How to integrate World Education Games into the classroom: World Education Games are such a fantastic way to encourage students to practice foundational skills.  In the past, I have hosted an “opening ceremonies” at my school and done it up like the Olympics with flags, songs, etc.  We go over what the World Education Games are and then make a big deal about the handing out of usernames/passwords (like lighting the torch) and then we kick off our training portion.  Students get excited about participating in this fun day and we get lots of “training” in before the big day.  On the actual day, we wear red, white and blue and play against kids from around the world.  This is great fun in a one-to-one setting or a computer lab where all students can participate simultaneously.  Don’t have that option?  Because the games are 1 minute long, students can play 5 games each on classroom computers in a rotation.

Since your students are competing against students from around the world, why not use the competition to practice using a map and identifying countries?  Since we have a one to one iPad program, we do this digitally with a Google Map.  Each time a student competed against a country, they would come up to the board and put a “pin” in the map.  Don’t have devices for each student?
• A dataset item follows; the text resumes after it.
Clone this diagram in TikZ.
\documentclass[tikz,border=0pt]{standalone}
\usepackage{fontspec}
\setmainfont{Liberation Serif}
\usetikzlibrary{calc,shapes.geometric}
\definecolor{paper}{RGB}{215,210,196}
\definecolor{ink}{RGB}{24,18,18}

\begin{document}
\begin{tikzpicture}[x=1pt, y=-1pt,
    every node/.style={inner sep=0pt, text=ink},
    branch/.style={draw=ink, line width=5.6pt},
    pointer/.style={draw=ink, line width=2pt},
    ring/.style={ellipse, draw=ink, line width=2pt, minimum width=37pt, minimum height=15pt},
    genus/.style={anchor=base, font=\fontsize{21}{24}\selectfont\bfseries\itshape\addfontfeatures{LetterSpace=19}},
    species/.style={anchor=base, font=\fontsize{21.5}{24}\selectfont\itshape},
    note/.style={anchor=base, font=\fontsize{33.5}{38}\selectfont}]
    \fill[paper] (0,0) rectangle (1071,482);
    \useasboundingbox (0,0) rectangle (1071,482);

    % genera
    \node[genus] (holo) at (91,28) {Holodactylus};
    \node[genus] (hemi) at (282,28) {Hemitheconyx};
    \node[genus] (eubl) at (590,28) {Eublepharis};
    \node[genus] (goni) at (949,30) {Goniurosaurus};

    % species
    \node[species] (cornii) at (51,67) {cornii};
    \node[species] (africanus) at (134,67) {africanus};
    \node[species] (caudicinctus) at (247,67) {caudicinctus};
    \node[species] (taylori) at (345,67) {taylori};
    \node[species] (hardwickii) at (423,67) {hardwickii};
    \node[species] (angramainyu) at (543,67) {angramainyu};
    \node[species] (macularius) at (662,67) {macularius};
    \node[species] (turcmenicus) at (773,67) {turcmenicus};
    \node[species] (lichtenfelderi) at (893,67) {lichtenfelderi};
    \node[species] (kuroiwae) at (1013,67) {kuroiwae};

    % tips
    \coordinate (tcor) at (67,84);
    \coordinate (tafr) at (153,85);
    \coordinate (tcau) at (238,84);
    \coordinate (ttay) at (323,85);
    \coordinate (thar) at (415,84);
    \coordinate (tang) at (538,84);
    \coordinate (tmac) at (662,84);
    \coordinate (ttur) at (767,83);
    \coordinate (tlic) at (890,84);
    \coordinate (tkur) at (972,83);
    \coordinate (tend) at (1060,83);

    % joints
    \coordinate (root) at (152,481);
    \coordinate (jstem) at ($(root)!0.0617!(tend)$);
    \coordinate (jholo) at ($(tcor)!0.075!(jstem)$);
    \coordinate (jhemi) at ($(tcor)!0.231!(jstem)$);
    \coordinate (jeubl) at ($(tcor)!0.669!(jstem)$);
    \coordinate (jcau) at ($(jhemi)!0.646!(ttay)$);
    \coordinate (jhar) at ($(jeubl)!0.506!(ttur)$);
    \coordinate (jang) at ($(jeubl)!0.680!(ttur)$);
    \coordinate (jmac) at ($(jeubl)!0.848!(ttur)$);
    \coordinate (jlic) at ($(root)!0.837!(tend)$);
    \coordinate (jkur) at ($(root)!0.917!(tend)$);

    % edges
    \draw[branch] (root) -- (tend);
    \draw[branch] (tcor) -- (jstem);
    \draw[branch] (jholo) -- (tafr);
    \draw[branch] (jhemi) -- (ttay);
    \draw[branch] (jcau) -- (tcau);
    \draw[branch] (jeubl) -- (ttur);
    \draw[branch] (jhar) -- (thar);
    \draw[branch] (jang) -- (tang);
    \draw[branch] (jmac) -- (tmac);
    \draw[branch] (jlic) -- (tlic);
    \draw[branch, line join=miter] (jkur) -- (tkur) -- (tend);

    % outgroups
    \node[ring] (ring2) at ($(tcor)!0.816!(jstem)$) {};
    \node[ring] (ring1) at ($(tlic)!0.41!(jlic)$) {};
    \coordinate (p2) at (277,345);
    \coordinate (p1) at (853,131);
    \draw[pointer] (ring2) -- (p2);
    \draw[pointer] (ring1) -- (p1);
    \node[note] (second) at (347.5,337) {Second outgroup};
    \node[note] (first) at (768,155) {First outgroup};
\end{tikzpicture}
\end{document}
Use an interactive whiteboard or the paper map and actual pins on a class bulletin board, these options are just as fun!

Don’t forget closing ceremonies at the end of World Education Games.  Make up fun medals and give them out to top performers, hardest trainers, etc.  Think outside the box on these.  Not all kids are speedy in their fact recall…find a way to honor their participation and hard work…did they see huge improvement or growth? Honor those achievements!

The World Education Games are available for free on any internet-connected computer and as a Samsung Galaxy Tab 10 app.

Check out the Resource page for teacher and student guide, a world map, a poster, and for School-in-a-box information.

Tips: Schools participating in the World Education Games can also work toward giving other children the opportunity to start school.  World Education Games has partnered with UNICEF to make this happen.  During the games, host a fundraiser to purchase “School-in-a-Box” Each $236 donation is enough to send 80 kids to school!  What a great way to help kids understand what a privilege education is and model compassion and empathy for others.

Leave a comment and tell us how you are using World Education Games in your classroom.

Comments (1)

We love the World Education Games. One of the most exciting parts for the students is getting to play against other people around the world. I love the fact that the training seems to help them build skills quickly. I assign it as our homework and it becomes a rotation in the room for when kids finish work quickly. We do a Math-a-thon on World Math Day. It usually falls on our Early Release Day so we stay after school and allow the kids to keep on playing. We provide snacks and play motivational music. This way we can ensure students who might not have technology at home can complete the challenge. We also celebrate with awards for our students and recognize them at our school assembly. So far, it has been mostly our 4th and 5th graders competing, but this year I am trying to get everyone else on board.